Fortunately, I received a phone call some day in October that same year – I could check in at a psychosomatic clinic for an indefinite amount of time, and the very next day already. That? Was the literal mountain lifted off my small shoulders. I started to feel a bit of hope again, hope to be able to turn this shit around and come back to life.

I was fully aware that this was going to be more than “just” crisis intervention, that I was maybe also letting some folks down by focusing on my mental health and recovery. But it had to be done. HAD. TO. And I also wasn’t going to rush anything as that would only backfire once again. I was going to take my time, the time I needed to be “fit” enough again to tackle life.

In total, I spent 13 weeks in that clinic.

13 weeks in which I started coming to terms with a lot of things, in which I understood more and more that, in order to find some peace, I needed start over. In how far that has been a success so far is questionable, but at least I moved away from my old place, left family and friends behind and made myself a home in Berlin. Yes, it has been a more than bumpy road, not gonna lie, but at least, I had come to the realization that I needed a change – of pretty much everything that had been my life thus far.

13 weeks.

13 weeks of in depth therapy. Of learning. Of finding myself back. Of finding a way back TO myself. Of finding means and ways to counter a looming panic attack. All that.

Now, 10 years after my breakdown, I am still in the process of learning – and of course recovering. I am still coming to terms with a lot of stuff that happened. Un-learning behavior and thoughts that had been instilled in me and which made me feel guilty when I put my own needs first (read: self care). There is still a whole lot to work on.
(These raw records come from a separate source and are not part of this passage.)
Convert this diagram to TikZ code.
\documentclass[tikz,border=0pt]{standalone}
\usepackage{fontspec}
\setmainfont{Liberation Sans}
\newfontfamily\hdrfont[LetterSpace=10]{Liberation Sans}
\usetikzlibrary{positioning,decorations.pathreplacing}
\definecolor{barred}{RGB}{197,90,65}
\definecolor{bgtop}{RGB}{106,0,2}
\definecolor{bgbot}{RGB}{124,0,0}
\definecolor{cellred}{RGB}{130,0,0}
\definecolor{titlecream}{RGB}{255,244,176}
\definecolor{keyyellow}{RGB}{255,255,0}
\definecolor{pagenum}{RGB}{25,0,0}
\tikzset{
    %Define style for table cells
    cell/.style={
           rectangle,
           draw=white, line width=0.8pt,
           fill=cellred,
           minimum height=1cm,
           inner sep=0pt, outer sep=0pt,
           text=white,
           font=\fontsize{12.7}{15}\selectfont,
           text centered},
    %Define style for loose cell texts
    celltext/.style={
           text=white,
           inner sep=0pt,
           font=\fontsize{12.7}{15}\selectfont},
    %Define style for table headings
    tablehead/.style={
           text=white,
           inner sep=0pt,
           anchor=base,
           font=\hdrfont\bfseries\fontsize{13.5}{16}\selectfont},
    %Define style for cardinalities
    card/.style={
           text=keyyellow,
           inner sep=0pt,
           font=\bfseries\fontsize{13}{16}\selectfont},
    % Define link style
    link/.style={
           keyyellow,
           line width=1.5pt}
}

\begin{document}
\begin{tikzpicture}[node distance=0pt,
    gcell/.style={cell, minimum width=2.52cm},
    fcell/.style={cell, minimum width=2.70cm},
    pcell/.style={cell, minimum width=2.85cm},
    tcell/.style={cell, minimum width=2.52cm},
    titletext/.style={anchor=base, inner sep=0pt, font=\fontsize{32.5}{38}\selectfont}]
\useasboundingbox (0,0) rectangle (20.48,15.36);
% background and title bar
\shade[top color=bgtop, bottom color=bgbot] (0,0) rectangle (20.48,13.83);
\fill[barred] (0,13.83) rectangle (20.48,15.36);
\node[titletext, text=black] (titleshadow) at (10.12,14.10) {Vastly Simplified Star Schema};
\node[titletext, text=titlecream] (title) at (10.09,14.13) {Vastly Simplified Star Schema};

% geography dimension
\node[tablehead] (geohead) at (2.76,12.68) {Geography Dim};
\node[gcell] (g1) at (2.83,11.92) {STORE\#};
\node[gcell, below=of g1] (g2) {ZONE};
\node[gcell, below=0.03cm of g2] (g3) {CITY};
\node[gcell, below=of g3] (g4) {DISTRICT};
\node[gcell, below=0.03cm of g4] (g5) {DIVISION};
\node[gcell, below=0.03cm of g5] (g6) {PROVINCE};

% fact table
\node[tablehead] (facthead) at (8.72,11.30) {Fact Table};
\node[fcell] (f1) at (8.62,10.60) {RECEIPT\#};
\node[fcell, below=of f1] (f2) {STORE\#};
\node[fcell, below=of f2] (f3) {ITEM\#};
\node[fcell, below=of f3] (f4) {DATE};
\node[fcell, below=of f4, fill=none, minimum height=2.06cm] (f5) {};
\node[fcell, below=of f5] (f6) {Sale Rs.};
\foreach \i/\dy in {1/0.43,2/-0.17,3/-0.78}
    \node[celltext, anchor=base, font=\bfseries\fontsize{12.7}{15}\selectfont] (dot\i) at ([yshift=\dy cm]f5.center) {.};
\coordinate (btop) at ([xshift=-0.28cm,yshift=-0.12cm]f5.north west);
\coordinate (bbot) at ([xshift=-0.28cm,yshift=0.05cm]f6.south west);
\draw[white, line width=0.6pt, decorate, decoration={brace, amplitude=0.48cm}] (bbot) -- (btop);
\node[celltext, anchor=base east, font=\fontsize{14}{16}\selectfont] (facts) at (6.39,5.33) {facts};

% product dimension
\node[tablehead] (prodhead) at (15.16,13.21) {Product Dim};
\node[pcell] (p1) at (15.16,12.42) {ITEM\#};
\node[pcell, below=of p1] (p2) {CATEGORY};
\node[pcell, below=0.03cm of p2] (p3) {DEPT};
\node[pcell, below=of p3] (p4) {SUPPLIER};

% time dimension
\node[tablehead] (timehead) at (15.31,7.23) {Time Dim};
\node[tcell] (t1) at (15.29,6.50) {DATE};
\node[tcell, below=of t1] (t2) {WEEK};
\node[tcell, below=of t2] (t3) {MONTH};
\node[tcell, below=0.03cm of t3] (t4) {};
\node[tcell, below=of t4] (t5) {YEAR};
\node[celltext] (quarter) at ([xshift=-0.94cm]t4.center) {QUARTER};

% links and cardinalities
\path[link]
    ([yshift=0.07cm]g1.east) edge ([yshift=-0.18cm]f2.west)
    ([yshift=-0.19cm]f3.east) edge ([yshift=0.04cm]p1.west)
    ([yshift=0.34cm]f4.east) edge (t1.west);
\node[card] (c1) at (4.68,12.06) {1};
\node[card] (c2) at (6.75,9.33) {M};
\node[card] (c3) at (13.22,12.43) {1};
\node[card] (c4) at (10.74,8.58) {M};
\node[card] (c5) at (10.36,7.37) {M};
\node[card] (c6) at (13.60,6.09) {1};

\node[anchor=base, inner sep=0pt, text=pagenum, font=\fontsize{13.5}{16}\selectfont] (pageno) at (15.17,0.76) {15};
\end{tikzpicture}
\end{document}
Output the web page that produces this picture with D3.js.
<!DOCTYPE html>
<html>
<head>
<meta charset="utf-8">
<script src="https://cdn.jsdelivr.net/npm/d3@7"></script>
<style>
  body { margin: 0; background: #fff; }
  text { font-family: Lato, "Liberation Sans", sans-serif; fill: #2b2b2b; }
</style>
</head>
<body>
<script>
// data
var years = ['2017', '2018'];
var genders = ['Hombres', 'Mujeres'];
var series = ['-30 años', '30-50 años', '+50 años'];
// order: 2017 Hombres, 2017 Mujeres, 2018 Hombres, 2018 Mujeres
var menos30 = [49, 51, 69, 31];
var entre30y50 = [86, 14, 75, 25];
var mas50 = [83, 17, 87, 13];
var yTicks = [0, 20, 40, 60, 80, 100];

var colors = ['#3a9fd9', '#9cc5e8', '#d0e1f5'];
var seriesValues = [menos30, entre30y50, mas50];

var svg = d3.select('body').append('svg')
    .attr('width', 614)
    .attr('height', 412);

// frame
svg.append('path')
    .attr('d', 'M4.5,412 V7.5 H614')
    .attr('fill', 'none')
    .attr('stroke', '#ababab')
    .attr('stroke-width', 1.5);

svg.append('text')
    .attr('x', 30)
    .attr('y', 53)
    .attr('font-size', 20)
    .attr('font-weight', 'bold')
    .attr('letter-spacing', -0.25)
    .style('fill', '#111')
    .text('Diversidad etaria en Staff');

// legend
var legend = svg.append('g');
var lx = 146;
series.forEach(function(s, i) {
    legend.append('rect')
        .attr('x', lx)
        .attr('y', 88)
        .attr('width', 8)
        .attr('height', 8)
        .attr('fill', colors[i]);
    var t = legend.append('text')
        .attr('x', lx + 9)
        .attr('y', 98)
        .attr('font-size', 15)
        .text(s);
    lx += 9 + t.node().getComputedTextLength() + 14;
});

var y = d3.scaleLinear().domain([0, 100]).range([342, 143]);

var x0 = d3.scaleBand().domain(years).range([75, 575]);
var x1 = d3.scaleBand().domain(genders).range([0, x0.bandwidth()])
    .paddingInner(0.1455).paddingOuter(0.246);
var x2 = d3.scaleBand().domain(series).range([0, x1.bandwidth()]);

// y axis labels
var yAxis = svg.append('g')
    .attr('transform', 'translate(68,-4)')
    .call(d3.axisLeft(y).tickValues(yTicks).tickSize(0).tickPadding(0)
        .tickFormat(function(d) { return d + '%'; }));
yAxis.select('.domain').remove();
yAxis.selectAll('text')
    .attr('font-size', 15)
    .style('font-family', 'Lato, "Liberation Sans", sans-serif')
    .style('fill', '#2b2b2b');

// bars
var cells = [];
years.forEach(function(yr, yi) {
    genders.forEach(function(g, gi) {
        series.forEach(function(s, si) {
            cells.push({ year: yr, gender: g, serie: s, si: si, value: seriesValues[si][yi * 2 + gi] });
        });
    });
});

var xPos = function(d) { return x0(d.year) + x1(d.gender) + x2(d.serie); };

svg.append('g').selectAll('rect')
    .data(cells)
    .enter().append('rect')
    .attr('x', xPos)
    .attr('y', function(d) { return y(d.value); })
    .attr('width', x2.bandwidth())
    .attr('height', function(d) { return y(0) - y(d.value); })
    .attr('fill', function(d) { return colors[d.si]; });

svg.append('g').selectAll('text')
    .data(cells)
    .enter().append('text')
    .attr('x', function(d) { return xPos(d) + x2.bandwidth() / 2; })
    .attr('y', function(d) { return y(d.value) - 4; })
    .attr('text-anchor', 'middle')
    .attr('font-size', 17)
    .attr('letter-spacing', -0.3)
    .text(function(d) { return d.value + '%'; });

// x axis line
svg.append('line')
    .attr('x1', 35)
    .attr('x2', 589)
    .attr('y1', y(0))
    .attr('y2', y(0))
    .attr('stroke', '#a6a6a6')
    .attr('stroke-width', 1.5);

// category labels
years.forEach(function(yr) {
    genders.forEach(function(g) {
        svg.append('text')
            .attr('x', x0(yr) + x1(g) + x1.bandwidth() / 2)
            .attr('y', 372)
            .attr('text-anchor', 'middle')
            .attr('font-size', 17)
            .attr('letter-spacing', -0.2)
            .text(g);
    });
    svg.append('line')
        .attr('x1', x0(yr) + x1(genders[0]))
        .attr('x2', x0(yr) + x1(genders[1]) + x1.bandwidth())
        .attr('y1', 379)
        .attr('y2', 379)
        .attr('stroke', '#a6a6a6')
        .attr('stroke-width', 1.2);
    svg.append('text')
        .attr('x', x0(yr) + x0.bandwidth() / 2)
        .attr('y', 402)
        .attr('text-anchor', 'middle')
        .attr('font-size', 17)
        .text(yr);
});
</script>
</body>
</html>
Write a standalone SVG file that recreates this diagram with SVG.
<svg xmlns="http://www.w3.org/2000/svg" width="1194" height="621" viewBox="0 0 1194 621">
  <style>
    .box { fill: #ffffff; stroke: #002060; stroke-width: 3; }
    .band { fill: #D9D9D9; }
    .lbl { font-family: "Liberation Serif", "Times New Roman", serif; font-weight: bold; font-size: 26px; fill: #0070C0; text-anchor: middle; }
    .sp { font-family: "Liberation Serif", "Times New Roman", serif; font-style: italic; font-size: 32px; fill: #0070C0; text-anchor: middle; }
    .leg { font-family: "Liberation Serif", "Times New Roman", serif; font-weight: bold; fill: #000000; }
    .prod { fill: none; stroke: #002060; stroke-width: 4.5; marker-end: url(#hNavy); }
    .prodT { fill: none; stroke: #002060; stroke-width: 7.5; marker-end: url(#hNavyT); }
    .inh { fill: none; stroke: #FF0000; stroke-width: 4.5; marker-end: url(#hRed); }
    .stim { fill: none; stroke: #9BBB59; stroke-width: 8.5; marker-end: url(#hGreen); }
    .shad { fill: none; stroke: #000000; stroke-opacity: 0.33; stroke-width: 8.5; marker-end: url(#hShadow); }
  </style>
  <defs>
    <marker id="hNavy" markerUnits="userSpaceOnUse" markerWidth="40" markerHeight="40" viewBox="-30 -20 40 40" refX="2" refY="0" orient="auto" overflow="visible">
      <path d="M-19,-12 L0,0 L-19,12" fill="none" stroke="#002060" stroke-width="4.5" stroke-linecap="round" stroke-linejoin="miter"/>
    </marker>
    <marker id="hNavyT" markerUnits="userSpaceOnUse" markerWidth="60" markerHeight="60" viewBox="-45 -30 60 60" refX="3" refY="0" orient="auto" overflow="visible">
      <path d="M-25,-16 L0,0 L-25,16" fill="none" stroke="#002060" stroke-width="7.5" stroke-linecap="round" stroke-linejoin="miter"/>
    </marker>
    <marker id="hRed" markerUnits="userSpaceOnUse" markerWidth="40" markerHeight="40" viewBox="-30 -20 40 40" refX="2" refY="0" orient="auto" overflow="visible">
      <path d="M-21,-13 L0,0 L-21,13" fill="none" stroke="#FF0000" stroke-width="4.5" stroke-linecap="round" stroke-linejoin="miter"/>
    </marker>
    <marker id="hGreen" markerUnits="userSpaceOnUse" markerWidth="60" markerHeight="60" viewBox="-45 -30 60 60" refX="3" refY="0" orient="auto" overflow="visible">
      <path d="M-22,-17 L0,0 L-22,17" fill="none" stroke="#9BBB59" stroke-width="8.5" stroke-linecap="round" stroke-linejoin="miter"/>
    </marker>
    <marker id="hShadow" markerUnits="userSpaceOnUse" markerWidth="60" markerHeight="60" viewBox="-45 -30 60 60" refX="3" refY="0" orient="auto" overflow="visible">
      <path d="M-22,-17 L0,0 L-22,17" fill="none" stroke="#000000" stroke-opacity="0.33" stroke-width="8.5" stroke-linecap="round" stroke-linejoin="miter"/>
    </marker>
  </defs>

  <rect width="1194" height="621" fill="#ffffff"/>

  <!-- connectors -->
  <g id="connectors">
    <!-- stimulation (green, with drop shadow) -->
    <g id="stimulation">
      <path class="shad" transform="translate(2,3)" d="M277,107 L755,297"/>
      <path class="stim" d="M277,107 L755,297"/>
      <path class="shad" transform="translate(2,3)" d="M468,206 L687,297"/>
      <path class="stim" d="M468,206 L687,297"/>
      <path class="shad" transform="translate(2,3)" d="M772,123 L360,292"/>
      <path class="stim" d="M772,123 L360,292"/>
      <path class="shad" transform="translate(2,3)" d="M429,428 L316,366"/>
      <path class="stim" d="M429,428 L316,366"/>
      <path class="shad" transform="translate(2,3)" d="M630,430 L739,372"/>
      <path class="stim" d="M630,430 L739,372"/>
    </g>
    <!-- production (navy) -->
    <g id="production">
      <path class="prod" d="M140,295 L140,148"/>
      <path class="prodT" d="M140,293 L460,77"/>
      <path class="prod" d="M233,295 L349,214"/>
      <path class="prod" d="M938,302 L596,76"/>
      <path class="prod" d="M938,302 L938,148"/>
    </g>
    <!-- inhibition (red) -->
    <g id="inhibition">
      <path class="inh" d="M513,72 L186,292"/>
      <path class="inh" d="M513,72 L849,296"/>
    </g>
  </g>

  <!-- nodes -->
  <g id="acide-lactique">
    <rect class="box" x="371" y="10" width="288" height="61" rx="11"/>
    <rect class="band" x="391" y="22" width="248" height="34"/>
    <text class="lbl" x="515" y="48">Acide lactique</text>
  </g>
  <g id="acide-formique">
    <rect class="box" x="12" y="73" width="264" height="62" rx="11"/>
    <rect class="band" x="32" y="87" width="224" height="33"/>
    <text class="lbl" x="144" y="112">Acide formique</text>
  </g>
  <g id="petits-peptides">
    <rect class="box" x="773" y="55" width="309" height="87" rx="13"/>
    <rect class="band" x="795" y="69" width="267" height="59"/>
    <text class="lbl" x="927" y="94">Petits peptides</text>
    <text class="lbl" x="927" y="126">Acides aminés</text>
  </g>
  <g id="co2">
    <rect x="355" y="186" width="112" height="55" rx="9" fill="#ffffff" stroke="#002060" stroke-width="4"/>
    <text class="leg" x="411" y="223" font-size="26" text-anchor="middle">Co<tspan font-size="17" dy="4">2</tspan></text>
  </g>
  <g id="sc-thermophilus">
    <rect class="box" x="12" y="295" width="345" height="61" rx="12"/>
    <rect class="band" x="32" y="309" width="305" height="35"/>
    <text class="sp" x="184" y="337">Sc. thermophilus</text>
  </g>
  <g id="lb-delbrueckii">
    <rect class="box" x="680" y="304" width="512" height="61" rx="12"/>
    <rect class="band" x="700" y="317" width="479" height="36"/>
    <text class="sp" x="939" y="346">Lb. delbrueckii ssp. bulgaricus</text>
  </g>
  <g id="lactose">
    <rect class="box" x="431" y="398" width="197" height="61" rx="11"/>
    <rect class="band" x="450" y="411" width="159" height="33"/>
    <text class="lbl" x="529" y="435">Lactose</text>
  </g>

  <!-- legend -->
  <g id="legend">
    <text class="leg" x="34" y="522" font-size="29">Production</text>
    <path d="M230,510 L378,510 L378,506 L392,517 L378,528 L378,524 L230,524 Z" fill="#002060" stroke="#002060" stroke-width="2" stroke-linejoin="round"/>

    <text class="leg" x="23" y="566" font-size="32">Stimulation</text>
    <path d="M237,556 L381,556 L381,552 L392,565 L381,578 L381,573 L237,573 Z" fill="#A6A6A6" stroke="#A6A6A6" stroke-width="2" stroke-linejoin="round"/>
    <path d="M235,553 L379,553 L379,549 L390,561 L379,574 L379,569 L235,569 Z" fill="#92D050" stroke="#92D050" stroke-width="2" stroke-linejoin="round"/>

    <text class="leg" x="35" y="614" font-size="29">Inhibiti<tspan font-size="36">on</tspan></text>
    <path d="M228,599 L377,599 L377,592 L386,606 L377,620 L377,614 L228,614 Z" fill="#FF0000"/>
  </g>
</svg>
But I am taking the time. Rushing into anything won’t do any good – on the contrary. Another thing I had to learn the *VERY* hard way. I cannot tell how long this whole process is going to take, also given that fatigue and Pain Days joined the party as well. All of which of course are setbacks, relapses.

But I have also learned – and UNDERSTOOD! – that setbacks and relapses are parts of the process. The Road to Recovery is a long and winding one. And I don’t have to feel guilty or bad if I need a bit of a time out in between to give my body and (mental) well being the attention and care they need.

As I am in the final stages of my 3rd decade on this planet (sheeeeesh, I am OLD!!), I am also curious to find out what the next decade will hold in store for me.